Eksistensialisme Kristen

"Life can be understood backwards, but it must be lived forwards," 

"Hidup hanya bisa dipahami dengan melihat ke belakang, tetapi harus dijalani dengan melihat ke depan."

 
Kutipan ini seringkali menggema dalam benak saya. Sederhana, tapi dalam — seperti sebuah bisikan lembut dari masa lalu yang mengingatkan: memahami hidup butuh waktu, tapi menjalaninya butuh keberanian, sehingga kutipan tersebut menjadi salah satu kutipan favorit saya

Ucapan ini berasal dari Søren Kierkegaard, seorang filsuf asal Denmark yang hidup pada abad ke-19. Ia bukan sekadar pemikir, tapi seorang penjelajah batin yang menyelami kedalaman eksistensi manusia — lewat perspektif filsafat dan teologi Kristen yang dikenal dengan istilah "Eksistensialisme Kristen"

 Di dunia modern yang serba cepat, penuh pilihan, dan sering kali terasa kosong atau membingungkan, Eksistensialisme Kristen menawarkan cara pandang yang sangat relevan:
hidup bukan soal mengikuti arus besar masyarakat, tapi soal menghadapi diri sendiri dengan jujur di hadapan Tuhan.

1. Pencarian Makna di Tengah Kekacauan

Hari ini, banyak orang merasa hampa meski memiliki karier, uang, atau popularitas. Eksistensialisme Kristen mengatakan:
"Makna hidup tidak ditemukan di luar sana, tapi di dalam hubungan personal kita dengan Tuhan."
Bukan soal pencapaian, tapi soal apakah kita hidup autentik — jujur terhadap kegelisahan, kekurangan, dan pergumulan kita, dan berani menghadapinya bersama Allah.

2. Kebebasan yang Menakutkan

Modernitas menekankan "kebebasan memilih", tapi kebebasan juga menimbulkan kecemasan. Kierkegaard menyebut kecemasan ini sebagai "peluang terbaik kita" — karena lewat kecemasan, kita sadar kita butuh sesuatu di luar diri kita:
kita butuh kasih karunia.
Dalam dunia yang menawarkan 1001 identitas dan pilihan hidup, Eksistensialisme Kristen mengajak kita kembali pada satu hal: memilih menjadi diri sendiri di dalam Allah, bukan dalam definisi dunia.

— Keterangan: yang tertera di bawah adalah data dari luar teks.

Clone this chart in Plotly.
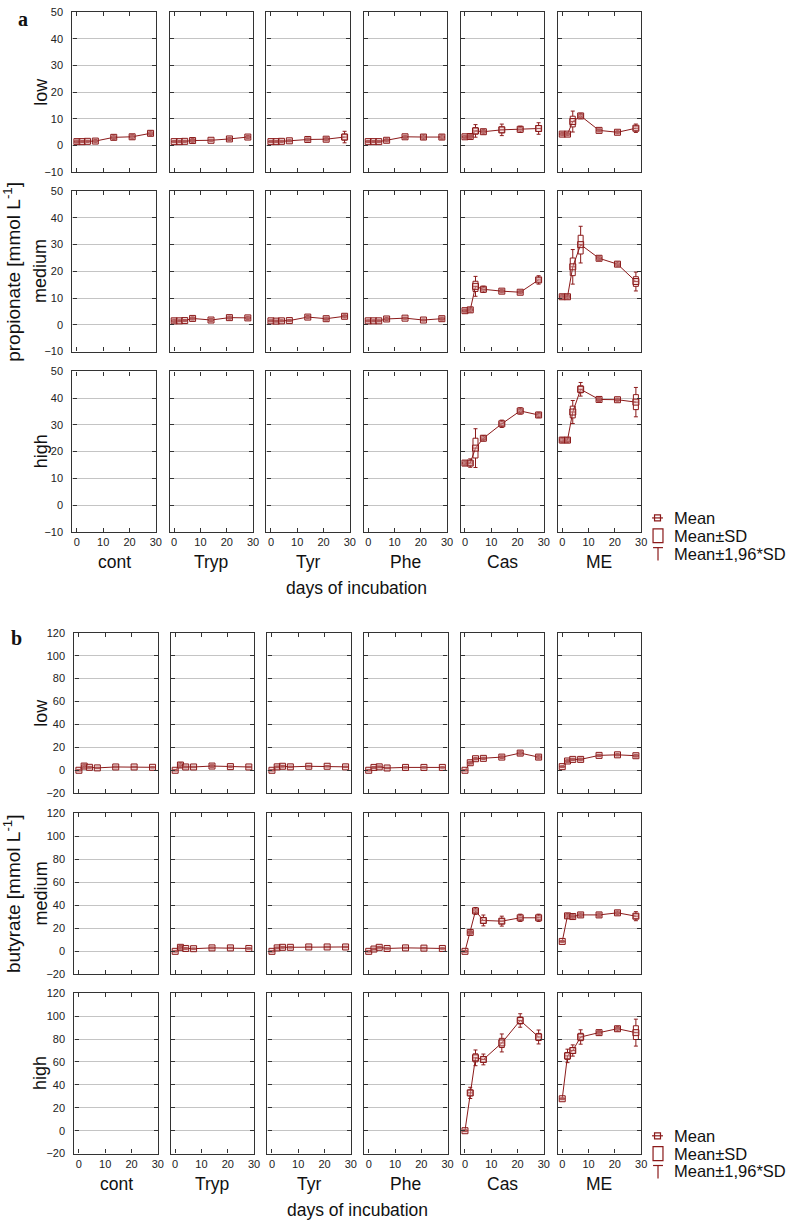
import plotly.graph_objects as go

W, H = 797, 1223
RED = "#8b1a1a"

days = [0, 2, 4, 7, 14, 21, 28]
treatments = ["cont", "Tryp", "Tyr", "Phe", "Cas", "ME"]
levels = ["low", "medium", "high"]

# ---- panel a: propionate ----
prop_low_mean = {
    "cont": [1.5, 1.5, 1.6, 1.7, 3.1, 3.3, 4.6],
    "Tryp": [1.5, 1.5, 1.6, 1.9, 2.0, 2.5, 3.2],
    "Tyr": [1.5, 1.5, 1.6, 1.8, 2.3, 2.4, 3.2],
    "Phe": [1.5, 1.5, 1.5, 2.0, 3.3, 3.2, 3.2],
    "Cas": [3.3, 3.4, 5.5, 5.2, 5.9, 6.1, 6.4],
    "ME": [4.3, 4.3, 9.0, 11.1, 5.7, 5.0, 6.5],
}
prop_low_sd = {
    "cont": [0.3, 0.2, 0.2, 0.3, 0.4, 0.4, 0.4],
    "Tryp": [0.2, 0.2, 0.2, 0.4, 0.2, 0.3, 0.3],
    "Tyr": [0.2, 0.2, 0.2, 0.2, 0.3, 0.3, 1.1],
    "Phe": [0.2, 0.2, 0.2, 0.3, 0.3, 0.4, 0.4],
    "Cas": [0.3, 0.4, 1.2, 0.4, 1.1, 0.6, 1.1],
    "ME": [0.3, 0.3, 2.0, 0.5, 0.3, 0.3, 0.8],
}
prop_med_mean = {
    "Tryp": [1.5, 1.5, 1.6, 2.4, 1.8, 2.7, 2.6],
    "Tyr": [1.5, 1.4, 1.5, 1.6, 2.9, 2.3, 3.2],
    "Phe": [1.5, 1.5, 1.5, 2.2, 2.5, 1.8, 2.3],
    "Cas": [5.3, 5.6, 14.4, 13.3, 12.6, 12.2, 16.8],
    "ME": [10.5, 10.5, 21.7, 30.0, 24.9, 22.7, 16.2],
}
prop_med_sd = {
    "Tryp": [0.3, 0.2, 0.2, 0.3, 0.3, 0.3, 0.3],
    "Tyr": [0.2, 0.2, 0.2, 0.2, 0.3, 0.3, 0.3],
    "Phe": [0.2, 0.2, 0.2, 0.3, 0.2, 0.2, 0.3],
    "Cas": [0.3, 0.4, 1.9, 0.6, 0.3, 0.3, 0.8],
    "ME": [0.4, 0.4, 3.3, 3.5, 0.4, 0.4, 1.8],
}
prop_high_mean = {
    "Cas": [15.7, 15.7, 21.3, 25.0, 30.4, 35.2, 33.7],
    "ME": [24.3, 24.3, 34.8, 43.3, 39.5, 39.4, 38.5],
}
prop_high_sd = {
    "Cas": [0.4, 0.8, 3.7, 0.5, 0.7, 0.6, 0.5],
    "ME": [0.5, 0.5, 2.2, 1.3, 0.4, 0.3, 2.8],
}

# ---- panel b: butyrate ----
buty_low_mean = {
    "cont": [0.0, 3.7, 2.6, 2.1, 2.9, 2.9, 2.6],
    "Tryp": [0.0, 4.6, 2.9, 2.9, 3.7, 3.2, 2.9],
    "Tyr": [0.0, 3.0, 3.5, 3.0, 3.5, 3.5, 3.0],
    "Phe": [0.0, 2.5, 3.0, 2.0, 2.5, 2.5, 2.5],
    "Cas": [0.0, 6.6, 10.1, 10.4, 11.5, 15.0, 11.5],
    "ME": [3.2, 8.1, 9.5, 9.5, 13.0, 13.5, 12.7],
}
buty_low_sd = {
    "cont": [0.3, 0.8, 0.4, 0.3, 0.4, 0.3, 0.3],
    "Tryp": [0.3, 1.0, 0.4, 0.3, 0.6, 0.3, 0.3],
    "Tyr": [0.3, 0.4, 0.4, 0.3, 0.3, 0.3, 0.3],
    "Phe": [0.3, 0.4, 0.4, 0.3, 0.3, 0.3, 0.3],
    "Cas": [0.3, 0.6, 0.5, 0.5, 0.6, 0.8, 0.8],
    "ME": [0.4, 0.6, 0.5, 0.6, 0.5, 0.5, 0.6],
}
buty_med_mean = {
    "Tryp": [0.0, 3.5, 2.5, 2.3, 3.0, 3.0, 2.5],
    "Tyr": [0.0, 3.0, 3.5, 3.5, 3.8, 3.8, 3.8],
    "Phe": [0.0, 2.0, 3.5, 2.5, 3.0, 2.8, 2.5],
    "Cas": [0.0, 16.4, 35.1, 26.8, 26.2, 29.1, 29.1],
    "ME": [8.6, 30.8, 30.2, 31.6, 31.6, 33.4, 30.5],
}
buty_med_sd = {
    "Tryp": [0.3, 0.8, 0.4, 0.3, 0.4, 0.3, 0.3],
    "Tyr": [0.3, 0.4, 0.4, 0.3, 0.3, 0.3, 0.3],
    "Phe": [0.3, 0.4, 0.4, 0.3, 0.3, 0.3, 0.3],
    "Cas": [0.4, 0.8, 1.5, 2.4, 2.2, 1.6, 1.6],
    "ME": [0.4, 1.0, 1.0, 0.8, 0.8, 0.8, 2.0],
}
buty_high_mean = {
    "Cas": [0.0, 33.0, 63.6, 62.2, 76.6, 96.2, 81.8],
    "ME": [27.9, 65.3, 70.0, 81.8, 85.6, 89.0, 85.6],
}
buty_high_sd = {
    "Cas": [0.4, 2.5, 3.5, 2.4, 4.0, 3.0, 3.1],
    "ME": [0.4, 3.0, 2.5, 3.2, 1.0, 1.0, 6.0],
}

x_ticks = [0, 10, 20, 30]
prop_ticks = [-10, 0, 10, 20, 30, 40, 50]
buty_ticks = [-20, 0, 20, 40, 60, 80, 100, 120]

panels = [
    dict(means=[prop_low_mean, prop_med_mean, prop_high_mean],
         sds=[prop_low_sd, prop_med_sd, prop_high_sd],
         yticks=prop_ticks,
         rows=[(6, 168), (187, 349), (369, 531)],
         cols=[73, 171, 268.5, 366.5, 464, 562],
         legend_y=517),
    dict(means=[buty_low_mean, buty_med_mean, buty_high_mean],
         sds=[buty_low_sd, buty_med_sd, buty_high_sd],
         yticks=buty_ticks,
         rows=[(633, 795), (815, 978), (997, 1159)],
         cols=[75, 172, 269.5, 367, 464, 562],
         legend_y=1141),
]
COLW = 84


def fx(px):
    return px / W


def fy(py):
    return 1 - py / H


fig = go.Figure()
layout_axes = {}
n = 0
for p in panels:
    for r, (top, bot) in enumerate(p["rows"]):
        for c, left in enumerate(p["cols"]):
            n += 1
            xa = "x" if n == 1 else f"x{n}"
            ya = "y" if n == 1 else f"y{n}"
            xk = "xaxis" if n == 1 else f"xaxis{n}"
            yk = "yaxis" if n == 1 else f"yaxis{n}"
            layout_axes[xk] = dict(
                domain=[fx(left), fx(left + COLW)], anchor=ya,
                range=[-1.7, 30], tickvals=x_ticks, ticks="inside", ticklen=4,
                tickcolor="#333", showline=True, linecolor="#333", linewidth=1.3,
                mirror="ticks", showgrid=False, zeroline=False,
                showticklabels=(r == 2),
                tickfont=dict(family="Liberation Sans", size=11, color="#222"),
            )
            yt = p["yticks"]
            layout_axes[yk] = dict(
                domain=[fy(bot), fy(top)], anchor=xa,
                range=[yt[0], yt[-1]], tickvals=yt, ticks="inside", ticklen=4,
                tickcolor="#333", showline=True, linecolor="#333", linewidth=1.3,
                mirror="ticks", showgrid=True, gridcolor="#c4c4c4", gridwidth=1,
                zeroline=False, showticklabels=(c == 0), ticklabelstandoff=6,
                tickfont=dict(family="Liberation Sans", size=11, color="#222"),
            )
            t = treatments[c]
            m = p["means"][r].get(t)
            s = p["sds"][r].get(t)
            if m is None:
                fig.add_trace(go.Scatter(x=[None], y=[None], xaxis=xa, yaxis=ya,
                                         showlegend=False, hoverinfo="skip"))
                continue
            fig.add_trace(go.Box(
                x=days, median=m,
                q1=[a - b for a, b in zip(m, s)],
                q3=[a + b for a, b in zip(m, s)],
                lowerfence=[a - 1.96 * b for a, b in zip(m, s)],
                upperfence=[a + 1.96 * b for a, b in zip(m, s)],
                width=1.9, whiskerwidth=0.8, boxpoints=False,
                fillcolor="rgba(0,0,0,0)", line=dict(color=RED, width=1),
                xaxis=xa, yaxis=ya, showlegend=False,
            ))
            fig.add_trace(go.Scatter(
                x=days, y=m, mode="lines+markers",
                line=dict(color=RED, width=1),
                marker=dict(symbol="square", size=6, color="rgba(230,180,180,0.4)",
                            line=dict(color=RED, width=1)),
                xaxis=xa, yaxis=ya, showlegend=False,
            ))

annotations = []
shapes = []
TXT = dict(family="Liberation Sans", size=17.5, color="#111")
LEGTXT = dict(family="Liberation Sans", size=16.5, color="#111")
ROWTXT = dict(family="Liberation Sans", size=18, color="#111")
YTXT = dict(family="Liberation Sans", size=19, color="#111")


def ann(text, x, y, font=TXT, xanchor="center", yanchor="middle", angle=0):
    annotations.append(dict(text=text, x=fx(x), y=fy(y), xref="paper", yref="paper",
                            showarrow=False, font=font, xanchor=xanchor,
                            yanchor=yanchor, textangle=angle))


ylabels = ["propionate [mmol L<sup>-1</sup>]", "butyrate [mmol L<sup>-1</sup>]"]
letters = [("<b>a</b>", 23, 13), ("<b>b</b>", 17, 638)]
for i, p in enumerate(panels):
    rows = p["rows"]
    for r, (top, bot) in enumerate(rows):
        ann(levels[r], 41, (top + bot) / 2, font=ROWTXT, angle=-90)
    ann(ylabels[i], 12, (rows[0][0] + rows[2][1]) / 2, font=YTXT, angle=-90)
    bot = rows[2][1]
    for c, left in enumerate(p["cols"]):
        ann(treatments[c], left + COLW / 2, bot + 31)
    ann("days of incubation", (p["cols"][0] + p["cols"][-1] + COLW) / 2, bot + 57)
    L, lx, ly = letters[i]
    ann(L, lx, ly, font=dict(family="Liberation Serif", size=20, color="#111"))
    # legend
    oy = p["legend_y"]
    ann("Mean", 677, oy, font=LEGTXT, xanchor="left")
    ann("Mean±SD", 677, oy + 18, font=LEGTXT, xanchor="left")
    ann("Mean±1,96*SD", 677, oy + 36, font=LEGTXT, xanchor="left")
    ln = dict(color=RED, width=1.2)
    shapes.append(dict(type="line", xref="paper", yref="paper", x0=fx(657), x1=fx(668),
                       y0=fy(oy), y1=fy(oy), line=ln))
    shapes.append(dict(type="rect", xref="paper", yref="paper", x0=fx(659.5), x1=fx(665.5),
                       y0=fy(oy - 3), y1=fy(oy + 3), line=ln))
    shapes.append(dict(type="rect", xref="paper", yref="paper", x0=fx(658), x1=fx(668),
                       y0=fy(oy + 11), y1=fy(oy + 25), line=ln))
    shapes.append(dict(type="line", xref="paper", yref="paper", x0=fx(658), x1=fx(668),
                       y0=fy(oy + 30), y1=fy(oy + 30), line=ln))
    shapes.append(dict(type="line", xref="paper", yref="paper", x0=fx(663), x1=fx(663),
                       y0=fy(oy + 30), y1=fy(oy + 43), line=ln))

fig.update_layout(
    width=W, height=H, autosize=False,
    margin=dict(l=0, r=0, t=0, b=0),
    paper_bgcolor="white", plot_bgcolor="white",
    boxmode="overlay", showlegend=False,
    annotations=annotations, shapes=shapes,
    **layout_axes,
)
fig.write_html(
    "out.html",
    config={"displayModeBar": False},
    post_script="document.body.style.margin='0';document.body.style.padding='0';"
                "document.body.style.overflow='hidden';",
)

3. Lompatan Iman di Era Sains dan Rasionalitas

Saat ini banyak yang percaya bahwa semua harus bisa dijelaskan secara ilmiah. Tapi Eksistensialisme Kristen mengingatkan:
"Tidak semua yang paling penting dalam hidup bisa dibuktikan dengan eksperimen."
Kasih, pengampunan, iman — semua itu melibatkan keputusan hati. "Lompatan iman" berarti berani percaya meski tidak punya semua jawaban. Ini sangat kontras dengan budaya modern yang menuntut bukti untuk segalanya.

4. Menghadapi Krisis Identitas dan Keterasingan

Media sosial, budaya kerja, dan tekanan hidup membuat banyak orang merasa terasing dari diri mereka sendiri.
Eksistensialisme Kristen mengajarkan bahwa kita bukan sekadar angka, produk, atau performa sosial. Kita adalah pribadi yang dikenal dan dikasihi Allah, bahkan dalam kegagalan dan kerapuhan.

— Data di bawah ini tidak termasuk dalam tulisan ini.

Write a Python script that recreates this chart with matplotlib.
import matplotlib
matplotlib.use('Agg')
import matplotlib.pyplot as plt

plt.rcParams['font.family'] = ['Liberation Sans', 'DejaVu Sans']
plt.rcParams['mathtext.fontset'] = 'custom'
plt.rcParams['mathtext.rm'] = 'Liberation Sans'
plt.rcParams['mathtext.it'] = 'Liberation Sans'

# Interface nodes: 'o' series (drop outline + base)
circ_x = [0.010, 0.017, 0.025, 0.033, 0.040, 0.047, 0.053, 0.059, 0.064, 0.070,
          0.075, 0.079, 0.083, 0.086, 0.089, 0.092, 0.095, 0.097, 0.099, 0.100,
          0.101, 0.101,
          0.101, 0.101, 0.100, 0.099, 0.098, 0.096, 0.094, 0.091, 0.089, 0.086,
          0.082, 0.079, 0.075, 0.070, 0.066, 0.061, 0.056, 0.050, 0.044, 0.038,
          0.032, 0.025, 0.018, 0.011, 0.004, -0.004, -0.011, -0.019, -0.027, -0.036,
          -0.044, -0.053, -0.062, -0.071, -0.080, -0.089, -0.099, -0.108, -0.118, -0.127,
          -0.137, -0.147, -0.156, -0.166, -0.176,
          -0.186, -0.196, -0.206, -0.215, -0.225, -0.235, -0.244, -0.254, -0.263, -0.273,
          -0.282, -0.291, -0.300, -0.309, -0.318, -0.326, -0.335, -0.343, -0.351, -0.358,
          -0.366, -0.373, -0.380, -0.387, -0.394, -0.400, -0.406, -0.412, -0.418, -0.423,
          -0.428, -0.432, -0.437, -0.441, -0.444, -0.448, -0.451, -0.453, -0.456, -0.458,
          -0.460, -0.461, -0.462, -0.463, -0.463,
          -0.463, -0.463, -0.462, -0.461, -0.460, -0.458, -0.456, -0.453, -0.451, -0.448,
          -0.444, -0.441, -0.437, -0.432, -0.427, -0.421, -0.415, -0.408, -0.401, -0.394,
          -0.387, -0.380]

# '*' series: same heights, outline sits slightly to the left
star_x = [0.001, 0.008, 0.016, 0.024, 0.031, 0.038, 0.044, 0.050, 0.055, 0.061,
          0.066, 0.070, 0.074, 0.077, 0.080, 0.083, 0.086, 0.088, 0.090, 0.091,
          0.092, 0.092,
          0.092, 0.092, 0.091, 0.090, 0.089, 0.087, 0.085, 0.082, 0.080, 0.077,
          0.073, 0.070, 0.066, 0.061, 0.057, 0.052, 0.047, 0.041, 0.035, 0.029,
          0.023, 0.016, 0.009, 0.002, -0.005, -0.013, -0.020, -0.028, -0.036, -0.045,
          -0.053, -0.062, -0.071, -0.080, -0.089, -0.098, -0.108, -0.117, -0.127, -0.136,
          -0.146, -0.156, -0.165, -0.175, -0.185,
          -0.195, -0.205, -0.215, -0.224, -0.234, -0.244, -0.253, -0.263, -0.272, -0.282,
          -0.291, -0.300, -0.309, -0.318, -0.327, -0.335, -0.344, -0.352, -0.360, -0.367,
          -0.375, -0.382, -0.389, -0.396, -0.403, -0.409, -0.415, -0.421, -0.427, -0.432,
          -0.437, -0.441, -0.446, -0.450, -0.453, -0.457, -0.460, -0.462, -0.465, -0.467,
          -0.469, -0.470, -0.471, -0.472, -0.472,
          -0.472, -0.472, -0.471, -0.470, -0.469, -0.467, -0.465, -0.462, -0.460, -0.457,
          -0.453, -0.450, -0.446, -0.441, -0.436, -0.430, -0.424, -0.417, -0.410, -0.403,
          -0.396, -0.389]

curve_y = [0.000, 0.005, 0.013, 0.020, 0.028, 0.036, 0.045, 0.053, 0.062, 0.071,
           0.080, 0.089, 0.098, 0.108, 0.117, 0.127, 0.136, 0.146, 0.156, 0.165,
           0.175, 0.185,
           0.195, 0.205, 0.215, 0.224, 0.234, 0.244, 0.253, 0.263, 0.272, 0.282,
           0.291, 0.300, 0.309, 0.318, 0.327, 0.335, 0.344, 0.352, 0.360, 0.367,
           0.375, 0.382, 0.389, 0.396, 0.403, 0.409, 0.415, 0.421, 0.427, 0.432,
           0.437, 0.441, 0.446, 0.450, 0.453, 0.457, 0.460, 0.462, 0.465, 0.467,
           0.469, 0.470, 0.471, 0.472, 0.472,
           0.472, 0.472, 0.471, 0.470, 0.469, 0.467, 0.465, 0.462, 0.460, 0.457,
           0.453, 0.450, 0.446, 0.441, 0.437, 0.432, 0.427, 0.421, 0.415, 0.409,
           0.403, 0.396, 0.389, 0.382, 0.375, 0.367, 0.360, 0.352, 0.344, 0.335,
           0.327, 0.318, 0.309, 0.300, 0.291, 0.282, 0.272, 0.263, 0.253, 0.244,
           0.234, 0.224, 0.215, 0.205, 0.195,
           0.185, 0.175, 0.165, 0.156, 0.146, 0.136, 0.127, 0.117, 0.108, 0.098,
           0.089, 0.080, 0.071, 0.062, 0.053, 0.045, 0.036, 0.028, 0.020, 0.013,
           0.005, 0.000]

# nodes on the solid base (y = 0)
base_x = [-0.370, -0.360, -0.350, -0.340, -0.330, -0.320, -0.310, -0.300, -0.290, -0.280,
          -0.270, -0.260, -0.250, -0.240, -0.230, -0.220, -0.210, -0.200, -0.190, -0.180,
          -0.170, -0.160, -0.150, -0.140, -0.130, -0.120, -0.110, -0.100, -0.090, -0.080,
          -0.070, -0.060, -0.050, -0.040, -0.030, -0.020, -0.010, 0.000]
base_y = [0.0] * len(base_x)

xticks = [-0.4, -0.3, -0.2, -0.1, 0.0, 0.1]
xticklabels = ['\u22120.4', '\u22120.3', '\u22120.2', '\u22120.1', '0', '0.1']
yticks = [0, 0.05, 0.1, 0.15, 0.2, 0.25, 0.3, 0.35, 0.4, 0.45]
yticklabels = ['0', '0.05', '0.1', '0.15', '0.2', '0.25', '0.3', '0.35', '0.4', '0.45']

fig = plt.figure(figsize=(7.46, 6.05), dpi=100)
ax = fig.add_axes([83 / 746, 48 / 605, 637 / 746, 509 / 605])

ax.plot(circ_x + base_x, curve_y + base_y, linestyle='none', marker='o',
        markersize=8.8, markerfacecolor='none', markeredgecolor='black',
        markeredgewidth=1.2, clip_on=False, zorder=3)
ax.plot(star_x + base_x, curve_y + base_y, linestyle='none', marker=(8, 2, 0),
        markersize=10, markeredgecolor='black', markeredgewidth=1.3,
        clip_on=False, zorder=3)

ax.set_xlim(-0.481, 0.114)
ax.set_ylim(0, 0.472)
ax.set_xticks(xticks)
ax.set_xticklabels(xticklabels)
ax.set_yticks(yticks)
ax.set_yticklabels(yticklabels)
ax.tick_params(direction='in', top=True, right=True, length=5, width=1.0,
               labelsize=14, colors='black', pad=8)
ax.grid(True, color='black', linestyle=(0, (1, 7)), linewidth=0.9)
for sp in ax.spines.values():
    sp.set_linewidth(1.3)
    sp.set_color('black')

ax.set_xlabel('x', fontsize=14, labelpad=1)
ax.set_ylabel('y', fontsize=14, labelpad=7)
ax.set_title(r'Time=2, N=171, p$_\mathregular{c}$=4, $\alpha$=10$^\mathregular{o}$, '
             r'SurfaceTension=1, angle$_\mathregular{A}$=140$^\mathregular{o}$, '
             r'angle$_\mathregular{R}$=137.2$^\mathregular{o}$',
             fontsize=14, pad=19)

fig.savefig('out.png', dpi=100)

5. Pilihan Autentik vs Kepalsuan

Dalam dunia yang suka pencitraan, Kierkegaard mengajak:
"Beranilah hidup autentik."
Bukan hidup untuk dilihat orang lain, tapi hidup dalam kejujuran di hadapan Tuhan. Ini berarti kadang harus berani memilih jalan yang sulit, yang mungkin tidak populer, tapi benar.


 

Eksistensialisme Kristen hari ini menantang kita untuk berhenti hidup dalam ilusi, berhenti berlindung di balik status, logika, atau kesibukan, dan mulai berani bertanya:
"Siapa aku di hadapan Allah?"
"Apa makna hidupku yang sejati?"

Dan di tengah semua ketidakpastian zaman, jawaban itu hanya ditemukan bukan dalam kekuasaan, bukan dalam kesuksesan, tapi dalam lompatan iman kepada Dia yang menciptakan dan mengasihi kita.

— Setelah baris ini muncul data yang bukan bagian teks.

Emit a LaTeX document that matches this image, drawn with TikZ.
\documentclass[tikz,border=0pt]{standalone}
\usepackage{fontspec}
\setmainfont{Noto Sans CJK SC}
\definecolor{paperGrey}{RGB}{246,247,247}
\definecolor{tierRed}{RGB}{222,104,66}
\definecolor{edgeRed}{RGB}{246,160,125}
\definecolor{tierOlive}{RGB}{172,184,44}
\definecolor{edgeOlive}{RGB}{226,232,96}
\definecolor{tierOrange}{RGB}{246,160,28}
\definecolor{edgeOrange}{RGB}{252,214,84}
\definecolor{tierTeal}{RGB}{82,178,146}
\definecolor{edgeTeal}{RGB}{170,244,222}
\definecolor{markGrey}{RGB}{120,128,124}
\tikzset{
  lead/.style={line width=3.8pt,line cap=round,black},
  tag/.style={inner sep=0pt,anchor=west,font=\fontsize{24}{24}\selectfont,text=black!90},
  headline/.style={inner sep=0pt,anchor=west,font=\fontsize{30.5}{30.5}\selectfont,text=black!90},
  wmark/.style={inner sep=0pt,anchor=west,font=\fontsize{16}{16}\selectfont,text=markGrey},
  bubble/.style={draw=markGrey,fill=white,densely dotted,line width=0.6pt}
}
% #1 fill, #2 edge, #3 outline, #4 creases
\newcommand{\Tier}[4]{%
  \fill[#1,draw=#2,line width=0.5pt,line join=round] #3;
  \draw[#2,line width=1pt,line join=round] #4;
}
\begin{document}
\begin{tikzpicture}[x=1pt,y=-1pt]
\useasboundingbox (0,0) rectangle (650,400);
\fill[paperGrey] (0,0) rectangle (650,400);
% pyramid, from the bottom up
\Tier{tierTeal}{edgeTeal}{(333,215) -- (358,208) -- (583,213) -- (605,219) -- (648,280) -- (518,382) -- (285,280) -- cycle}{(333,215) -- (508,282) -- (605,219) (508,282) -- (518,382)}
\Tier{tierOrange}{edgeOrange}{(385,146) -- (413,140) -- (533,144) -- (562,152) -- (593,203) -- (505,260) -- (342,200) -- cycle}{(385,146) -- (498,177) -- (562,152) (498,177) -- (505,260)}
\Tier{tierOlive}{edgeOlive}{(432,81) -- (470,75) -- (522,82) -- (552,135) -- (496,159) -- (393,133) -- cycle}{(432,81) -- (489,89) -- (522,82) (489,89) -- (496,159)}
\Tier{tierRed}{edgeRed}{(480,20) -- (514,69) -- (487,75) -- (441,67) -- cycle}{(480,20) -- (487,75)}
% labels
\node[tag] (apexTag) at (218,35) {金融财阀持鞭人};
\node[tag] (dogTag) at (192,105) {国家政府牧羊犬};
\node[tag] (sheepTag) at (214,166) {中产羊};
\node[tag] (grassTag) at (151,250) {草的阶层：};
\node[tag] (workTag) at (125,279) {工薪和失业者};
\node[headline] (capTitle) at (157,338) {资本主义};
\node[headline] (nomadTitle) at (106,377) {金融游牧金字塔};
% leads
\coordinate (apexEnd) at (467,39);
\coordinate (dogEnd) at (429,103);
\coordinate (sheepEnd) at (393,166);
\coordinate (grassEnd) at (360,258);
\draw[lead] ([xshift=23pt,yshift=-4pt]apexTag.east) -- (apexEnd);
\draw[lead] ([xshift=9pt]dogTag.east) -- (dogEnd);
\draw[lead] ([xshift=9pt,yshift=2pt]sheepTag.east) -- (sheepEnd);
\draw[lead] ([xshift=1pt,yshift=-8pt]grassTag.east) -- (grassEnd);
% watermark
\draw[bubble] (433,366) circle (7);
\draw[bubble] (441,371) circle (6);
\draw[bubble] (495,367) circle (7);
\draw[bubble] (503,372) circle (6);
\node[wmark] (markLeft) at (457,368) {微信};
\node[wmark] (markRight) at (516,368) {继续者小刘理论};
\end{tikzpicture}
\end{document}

Di tengah dunia modern yang penuh distraksi dan pencitraan, Kierkegaard masih relevan. Ia mengajak kita untuk hidup bukan sekadar mengikuti arus, tapi dengan kesadaran penuh. Untuk tidak tenggelam dalam masa lalu, tapi memaknainya; dan untuk tidak takut pada masa depan, tapi melangkah ke arahnya — dengan iman.

Karena, pada akhirnya, hidup bukan soal mengerti segalanya…
tapi tentang berani hidup meski belum mengerti segalanya.